The thing about Kingfisher Premium is that it has been marketed so well that you’ll find a Kingfisher wherever you go. You’ll find it everywhere in India, of course. You’ll find it in the interiors of India, like Rajasthan, for example. The remote villages of Rajasthan have no electricity, but you’ll find a Kingfisher Strong for fucking sure. KF Strong, which I don’t like, but when a beer-thirsty guy under the scorching Rajasthan sun doesn’t have a choice, KF Strong it is. You’ll find a Kingfisher Mild (the one we’re reviewing here) in other countries, because Indians just can’t do without it. Indians abroad may have better lagers to select from, great ales to enjoy, and world-class stouts to make meals of, but no, they’ll still want a fucking Kingfisher or they’ll live as if their lives are worthless and without meaning. Marketed like no other beer before or after (we’re talking about the largest-selling beer in India, please get some information on the population), a Kingfisher Mild can be found chilling in not only your fridge, but also other cool places like your car, outside your college smoking a beedi, on your bike riding pillion. You can also catch an Indian slut on international roaming and part her butt cheeks, and sure as hell, you’ll find a green pint sticking out of her ass. Neil fucking Armstrong spotted a Kingfisher on the fucking moon, peeping out of a dumb crater, and he tried to slap his forehead for not getting kela ka wafer along but the spacesuit didn’t let him. If a fight breaks out in a bar on another planet and a bottle is broken on an alien’s head, you can guess which beer that bottle contained. Now that you know where to find India’s most popular beer, we can get on with talking about the drink.

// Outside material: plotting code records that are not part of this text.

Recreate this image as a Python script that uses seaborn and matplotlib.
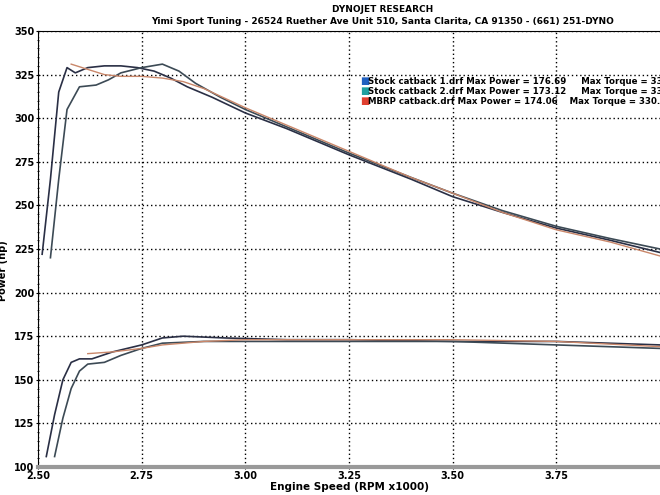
import numpy as np
import pandas as pd
import matplotlib
matplotlib.use("Agg")
import matplotlib.pyplot as plt
import seaborn as sns
from matplotlib.ticker import MultipleLocator

# RPM x1000
s1_pow_x = [2.51, 2.53, 2.55, 2.57, 2.59, 2.62, 2.66, 2.70, 2.74, 2.78, 2.82, 2.86, 2.92, 3.00, 3.10, 3.25, 3.40, 3.50, 3.62, 3.75, 3.88, 4.00]
s1_pow_y = [222, 265, 315, 329, 326, 329, 330, 330, 329, 327, 323, 318, 312, 303, 294, 279, 265, 255, 246, 237, 230, 223]
s2_pow_x = [2.53, 2.55, 2.57, 2.60, 2.64, 2.67, 2.70, 2.75, 2.80, 2.84, 2.88, 2.94, 3.00, 3.10, 3.25, 3.40, 3.50, 3.62, 3.75, 3.88, 4.00]
s2_pow_y = [220, 265, 305, 318, 319, 322, 326, 329, 331, 327, 320, 312, 305, 295, 280, 266, 257, 247, 238, 231, 225]
mb_pow_x = [2.58, 2.62, 2.66, 2.70, 2.75, 2.80, 2.85, 2.90, 3.00, 3.10, 3.25, 3.40, 3.50, 3.62, 3.75, 3.88, 4.00]
mb_pow_y = [331, 328, 325, 324, 324, 323, 321, 317, 306, 296, 281, 266, 257, 246, 236, 229, 221]

s1_tq_x = [2.52, 2.54, 2.56, 2.58, 2.60, 2.63, 2.68, 2.75, 2.80, 2.85, 2.95, 3.10, 3.25, 3.50, 3.75, 4.00]
s1_tq_y = [106, 130, 150, 160, 162, 162, 166, 170, 174, 175, 174, 173, 173, 172, 172, 170]
s2_tq_x = [2.54, 2.56, 2.58, 2.60, 2.62, 2.66, 2.70, 2.75, 2.80, 2.90, 3.10, 3.25, 3.50, 3.75, 4.00]
s2_tq_y = [106, 128, 145, 155, 159, 160, 164, 168, 171, 172, 172, 172, 172, 170, 168]
mb_tq_x = [2.62, 2.68, 2.75, 2.80, 2.90, 3.00, 3.25, 3.50, 3.75, 4.00]
mb_tq_y = [165, 166, 168, 170, 172, 173, 173, 173, 172, 169]

labels = ["Stock catback 1.drf Max Power = 176.69     Max Torque = 330.86",
          "Stock catback 2.drf Max Power = 173.12     Max Torque = 331.02",
          "MBRP catback.drf Max Power = 174.06    Max Torque = 330.91"]
line_colors = ["#2a2f45", "#3c4a55", "#c9876a"]
box_colors = ["#2060c0", "#20a0a0", "#e04030"]

fig = plt.figure(figsize=(6.6, 4.95), dpi=100)
ax = fig.add_axes([38/660, 28/495, 622/660, 436/495])

series = [(s1_pow_x, s1_pow_y, 0), (s2_pow_x, s2_pow_y, 1), (mb_pow_x, mb_pow_y, 2),
          (s1_tq_x, s1_tq_y, 0), (s2_tq_x, s2_tq_y, 1), (mb_tq_x, mb_tq_y, 2)]
for i, (x, y, c) in enumerate(series):
    df = pd.DataFrame({"x": x, "y": y})
    sns.lineplot(data=df, x="x", y="y", ax=ax, color=line_colors[c], lw=1.2 if c < 2 else 1.0,
                 sort=False, estimator=None)

ax.set_xlim(2.5, 4.0)
ax.set_ylim(100, 350)
ax.xaxis.set_minor_locator(MultipleLocator(0.025))
ax.yaxis.set_major_locator(MultipleLocator(25))
ax.yaxis.set_minor_locator(MultipleLocator(5))
ax.set_xticks([2.5, 2.75, 3.0, 3.25, 3.5, 3.75])
ax.set_xticklabels(["2.50", "2.75", "3.00", "3.25", "3.50", "3.75"])
ax.tick_params(axis="both", which="both", direction="inout", labelsize=7, pad=1)
for lab in ax.get_xticklabels() + ax.get_yticklabels():
    lab.set_fontweight("bold")
ax.grid(True, which="major", ls=(0, (1, 2)), color="black", lw=1)
ax.spines["right"].set_visible(False)
ax.spines["bottom"].set_linewidth(3)
ax.spines["bottom"].set_color("#999999")
ax.set_xlabel("Engine Speed (RPM x1000)", fontsize=7.5, fontweight="bold", labelpad=1)
ax.set_ylabel("Power (hp)", fontsize=7, fontweight="bold", labelpad=1)
ax.yaxis.set_label_coords(-0.048, 0.45)

fig.text(0.58, 0.99, "DYNOJET RESEARCH", ha="center", va="top", fontsize=6.5, fontweight="bold")
fig.text(0.58, 0.965, "Yimi Sport Tuning - 26524 Ruether Ave Unit 510, Santa Clarita, CA 91350 - (661) 251-DYNO",
         ha="center", va="top", fontsize=6.5, fontweight="bold")

for i, (lab, bc) in enumerate(zip(labels, box_colors)):
    y = 1 - (81 + i * 10) / 495
    fig.text(360/660, y, "\u25A0", color=bc, fontsize=7, va="center", ha="left")
    fig.text(368/660, y, lab, fontsize=6.2, fontweight="bold", va="center", ha="left")

fig.savefig("out.png", dpi=100)
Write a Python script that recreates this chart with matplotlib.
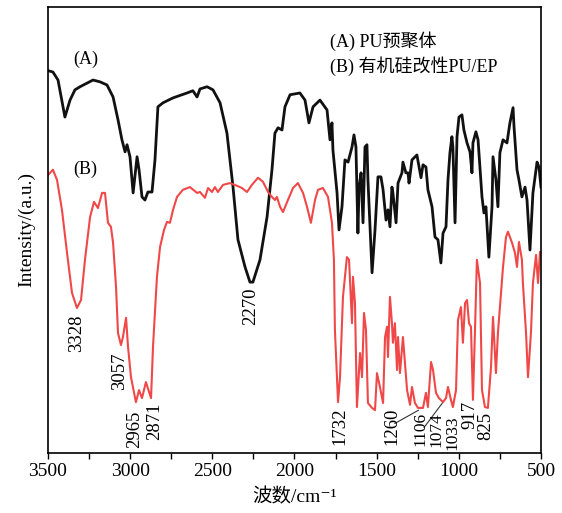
import matplotlib
matplotlib.use('Agg')
import matplotlib.pyplot as plt
import numpy as np

# FTIR spectra, wavenumber in cm^-1, intensity in arbitrary units
wn_a = [3500, 3470, 3439, 3397, 3366, 3336, 3305, 3226, 3184, 3141, 3104, 3074,
        3050, 3031, 3019, 3001, 2982, 2958, 2946, 2928, 2910, 2892, 2867, 2849,
        2831, 2800, 2739, 2654, 2618, 2593, 2575, 2532, 2496, 2453, 2411, 2374,
        2344, 2301, 2271, 2253, 2210, 2167, 2137, 2119, 2100, 2076, 2058, 2027,
        1967, 1936, 1912, 1887, 1845, 1802, 1784, 1772, 1766, 1741, 1729, 1711,
        1693, 1674, 1650, 1638, 1626, 1614, 1607, 1595, 1583, 1571, 1559, 1553,
        1528, 1510, 1492, 1474, 1461, 1443, 1431, 1419, 1407, 1401, 1382, 1370,
        1346, 1340, 1322, 1309, 1303, 1285, 1255, 1242, 1230, 1218, 1200, 1188,
        1163, 1145, 1127, 1109, 1096, 1078, 1066, 1054, 1042, 1036, 1023, 1011,
        999, 981, 969, 950, 932, 920, 914, 896, 883, 859, 847, 835, 817, 798,
        792, 774, 762, 750, 731, 707, 689, 670, 664, 646, 634, 616, 597, 585,
        567, 549, 524, 512, 500]
int_a = [85.7, 85.4, 83.6, 75.3, 79.1, 81.4, 82.1, 83.6, 83.2, 82.5, 79.8, 74.7,
         70.2, 67.5, 69.1, 66.4, 58.3, 66.4, 63.5, 57.4, 56.7, 58.5, 58.5, 65.7,
         77.6, 78.5, 79.6, 80.7, 81.2, 79.8, 81.6, 82.1, 81.4, 78.5, 71.7, 59.6,
         47.8, 41.7, 38.3, 38.3, 43.3, 52.9, 63.5, 71.7, 72.9, 72.4, 77.6, 80.3,
         80.7, 79.1, 74.0, 77.6, 79.1, 76.9, 70.2, 74.0, 67.9, 58.3, 50.0, 55.2,
         65.7, 65.2, 68.6, 71.3, 68.6, 49.3, 59.6, 62.8, 51.6, 68.6, 69.1, 61.2,
         40.4, 50.0, 61.9, 61.9, 59.0, 52.2, 54.5, 50.7, 59.6, 58.3, 51.6, 60.5,
         62.8, 65.2, 62.8, 62.8, 60.5, 65.7, 66.8, 64.1, 61.7, 64.6, 64.1, 59.0,
         55.2, 48.4, 47.8, 42.6, 49.3, 50.7, 61.2, 67.3, 70.9, 68.6, 51.6, 70.9,
         75.3, 75.8, 72.4, 69.5, 67.5, 62.8, 69.5, 72.0, 70.2, 57.4, 53.8, 55.2,
         43.9, 55.2, 66.4, 61.2, 55.2, 67.3, 70.2, 69.5, 74.0, 77.4, 73.1, 63.5,
         61.2, 57.4, 59.6, 56.7, 45.5, 58.3, 65.2, 64.1, 59.6]

wn_b = [3500, 3470, 3445, 3415, 3384, 3354, 3324, 3299, 3275, 3244, 3220, 3196,
        3171, 3153, 3135, 3117, 3104, 3086, 3074, 3056, 3044, 3025, 3013, 2995,
        2965, 2946, 2928, 2904, 2873, 2861, 2837, 2818, 2794, 2776, 2758, 2739,
        2715, 2679, 2636, 2593, 2575, 2545, 2526, 2502, 2484, 2466, 2435, 2393,
        2350, 2320, 2289, 2259, 2222, 2192, 2161, 2137, 2119, 2107, 2088, 2070,
        2040, 2009, 1979, 1948, 1924, 1900, 1875, 1857, 1827, 1796, 1772, 1760,
        1754, 1735, 1723, 1705, 1681, 1668, 1650, 1644, 1632, 1620, 1601, 1589,
        1577, 1565, 1553, 1528, 1510, 1498, 1480, 1461, 1449, 1437, 1431, 1419,
        1407, 1401, 1389, 1376, 1370, 1358, 1340, 1328, 1315, 1297, 1285, 1267,
        1248, 1218, 1200, 1188, 1169, 1157, 1139, 1121, 1096, 1078, 1066, 1048,
        1036, 1017, 1005, 987, 975, 962, 950, 938, 926, 914, 902, 890, 871, 859,
        841, 823, 804, 792, 774, 762, 743, 731, 713, 701, 676, 658, 646, 634,
        616, 610, 591, 579, 561, 549, 530, 518, 506, 500]
int_b = [62.3, 63.5, 61.2, 54.5, 44.8, 35.9, 32.5, 34.3, 43.3, 52.9, 56.3, 54.9,
         58.3, 58.3, 51.6, 50.7, 47.1, 37.2, 26.9, 24.2, 26.0, 30.3, 23.8, 17.0,
         11.4, 14.1, 12.3, 15.9, 12.3, 23.8, 39.5, 46.2, 50.0, 51.8, 51.6, 54.5,
         57.4, 59.0, 59.6, 58.3, 58.5, 57.2, 59.4, 58.5, 59.6, 58.5, 60.1, 60.5,
         59.9, 59.4, 58.5, 60.1, 61.7, 60.8, 58.5, 57.4, 56.7, 57.4, 55.2, 54.0,
         56.7, 59.4, 60.5, 58.3, 55.2, 51.6, 56.7, 59.0, 59.4, 57.4, 51.6, 43.3,
         27.6, 11.4, 17.0, 35.0, 43.9, 43.3, 29.1, 39.5, 33.6, 10.3, 22.4, 17.0,
         31.4, 27.6, 11.2, 10.1, 9.6, 17.9, 14.8, 11.2, 26.0, 28.3, 21.5, 35.0,
         29.1, 24.7, 29.1, 18.6, 26.0, 17.9, 26.0, 20.2, 14.1, 10.8, 14.8, 11.2,
         10.1, 10.1, 13.5, 10.3, 20.4, 18.6, 13.5, 12.3, 11.4, 12.3, 14.8, 11.9,
         10.3, 14.1, 29.8, 32.7, 24.7, 33.6, 34.3, 29.1, 28.3, 11.9, 26.9, 43.3,
         38.1, 14.1, 10.3, 10.1, 19.3, 30.5, 17.9, 26.9, 35.9, 41.7, 48.4, 49.6,
         47.1, 44.8, 41.7, 47.3, 43.3, 38.1, 26.9, 17.0, 26.9, 38.1, 44.4, 38.1,
         45.1, 44.4]

# peak labels: text, label centre, label top, curve point for a leader (or None)
peak_labels = ['3328', '3057', '2965', '2871', '2270', '1732', '1260',
               '1106', '1074', '1033', '917', '825']
label_x = [3324, 3062, 2975, 2850, 2265, 1725, 1410, 1232, 1135, 1038, 930, 835]
label_y = [31.0, 22.6, 9.4, 11.4, 37.0, 10.3, 10.1, 9.2, 9.2, 8.5, 11.6, 9.2]
leader_to = [None, None, None, None, None, None, (1245, 9.6), (1100, 11.2),
             None, None, None, None]

plt.rcParams['font.family'] = ['Liberation Serif', 'Noto Sans CJK SC', 'DejaVu Serif']
plt.rcParams['font.size'] = 14

fig = plt.figure(figsize=(5.62, 5.13), dpi=100)
ax = fig.add_axes([0.0854, 0.117, 0.8772, 0.8696])

ax.plot(wn_a, int_a, color='#111111', lw=2.0, solid_joinstyle='round')
ax.plot(wn_b, int_b, color='#f04848', lw=1.5, solid_joinstyle='round')

for i, lab in enumerate(peak_labels):
    crowded = lab in ('1106', '1074', '1033')
    ax.text(label_x[i], label_y[i], lab, rotation=90, ha='center', va='top',
            fontsize=12.5 if crowded else 13.5, clip_on=False, zorder=5)
    if leader_to[i] is not None:
        ax.annotate('', xy=leader_to[i], xytext=(label_x[i] - 20, label_y[i] - 3.5),
                    arrowprops=dict(arrowstyle='-', color='#333333', lw=0.8,
                                    shrinkA=0, shrinkB=0))

ax.text(3345, 88.2, '(A)', fontsize=13, ha='left', va='center')
ax.text(3345, 63.6, '(B)', fontsize=13, ha='left', va='center')
ax.text(1785, 92.4, '(A) PU预聚体', fontsize=13, ha='left', va='center')
ax.text(1785, 86.8, '(B) 有机硅改性PU/EP', fontsize=13, ha='left', va='center')

ax.set_xlim(3500, 500)
ax.set_ylim(0, 100)
ax.set_xticks([3500, 3000, 2500, 2000, 1500, 1000, 500])
ax.set_xticks(np.arange(500, 3501, 250), minor=True)
ax.set_yticks([])
ax.tick_params(axis='x', which='both', direction='out', length=4, width=1.0,
               labelsize=14, pad=3)
for sp in ax.spines.values():
    sp.set_linewidth(1.2)

ax.set_xlabel('波数/cm⁻¹', fontsize=14, labelpad=6)
ax.set_ylabel('Intensity/(a.u.)', fontsize=14, labelpad=9)

fig.savefig('out.png', dpi=100)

Kingfisher Premium, better known as “Kingfisher Mild”, is a very average lager. A 650 ml bottle (keep the pints to yourselves, you wussy other countries) of this lager can leave you totally refreshed, but who wants to go home after just one? Very light in flavour and body, this beer doesn’t have character, but the sluts I’ve suffered the misfortune of knowing don’t have much of a character either. What this beer does have is a personality and a life of its own, just like this blog. There’s one thing people keep telling me: that Kingfisher products have a high glycerine content which give the beers their ‘foam’, but Kingfisher Mild doesn’t even have a decent head, except maybe when you’re having it on tap.
Light-bodied and watery, a few of these 650 ml bottles (or 330 ml pints, depending on your gender) can and will leave you feeling bloated. Not quite sure if this beer can be called malty, but it sure can be called hoppy. And hoppiness is where you are and how many pitchers you’ve guzzled already.
Nearly 15 years since I discovered the joys and benefits of drinking alcohol, and Kingfisher Mild is the beer I’ve consumed the most. Of course, I’ve tasted beer that is much better and far greater, but it’s hardly my fault, for Kingfisher is omnipresent. Those who believe in life after death better hope for a fridge in the afterworld. For Indian summers, and winters, and monsoons, this lager is likely to weather the storm of all the great beers that are introduced to India. While I must be honest and give it the rating it truly deserves, I will be unabashed in giving Kingfisher what it deserves most: respect.